Exponential derivatives are derivatives of functions that have variable exponents, such as the function \(x^{\cos x}\) from the given exercise. Calculating these types of derivatives can be complex due to the variable exponent. To handle this complexity, we use the rules of logarithms and differentiation to make the process easier.

The reason we often resort to logarithmic differentiation for exponential functions is because logarithms convert multiplication into addition and powers into products, which are much simpler operations to differentiate. By taking the natural logarithm, we leverage these properties to transform a tricky exponential derivative into a more manageable form. This strategy is powerful especially when dealing with exponents that are themselves functions, a situation quite common in advanced calculus problems.

Product Rule

Understanding the Product Rule

The product rule is a basic rule in calculus used when differentiating products of two or more functions. Stated formally, if we have two differentiable functions \(u(x)\) and \(v(x)\), the derivative of their product is given by: \[\frac{d}{dx}(u \cdot v) = u \frac{dv}{dx} + v \frac{du}{dx}\].

In the context of the exercise, the product rule is applied after taking the natural logarithm of the function. When differentiating the product of \(\cos x\) and \(\ln x\), we used the product rule to find the derivative of each portion separately, then combined the results. This allows us to handle the differentiation of complex expressions by breaking them down into simpler parts, demonstrating the utility of the product rule in calculus.

Natural Logarithm

The natural logarithm, denoted as \(\ln\), is an essential concept not just in calculus, but in mathematics as a whole. It is the logarithm to the base \(e\), where \(e\) is an irrational and transcendental number approximately equal to 2.71828. The natural logarithm has special properties that make it particularly useful when working with exponential functions.

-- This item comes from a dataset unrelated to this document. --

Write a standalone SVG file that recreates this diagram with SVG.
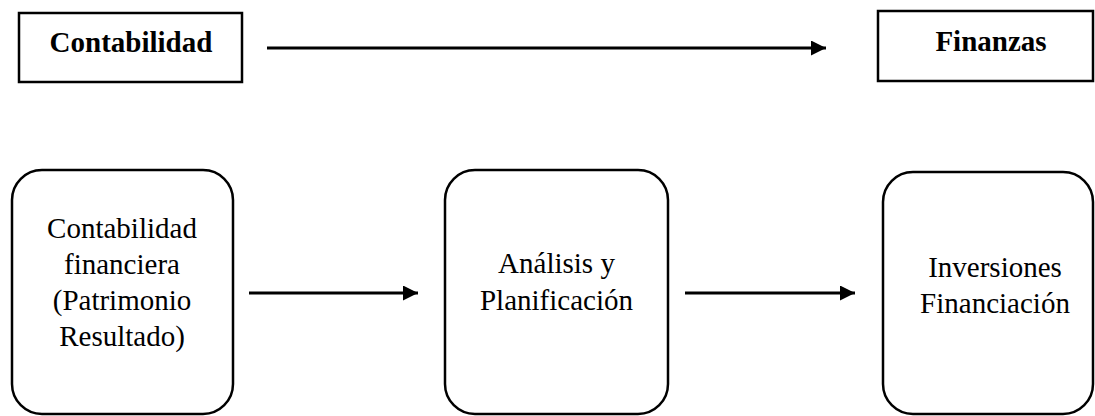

One of the most important properties of natural logarithm is that the derivative of \(\ln x\) with respect to \(x\) is \(1/x\). This property simplifies our exercise problem, as taking the natural logarithm of the function \(x^{\cos x}\) allowed us to bring down the variable exponent and then differentiate more easily. This is a clear demonstration of how the natural logarithm functions as a bridge between exponential and polynomial type functions, providing a versatile tool for solving a variety of calculus problems.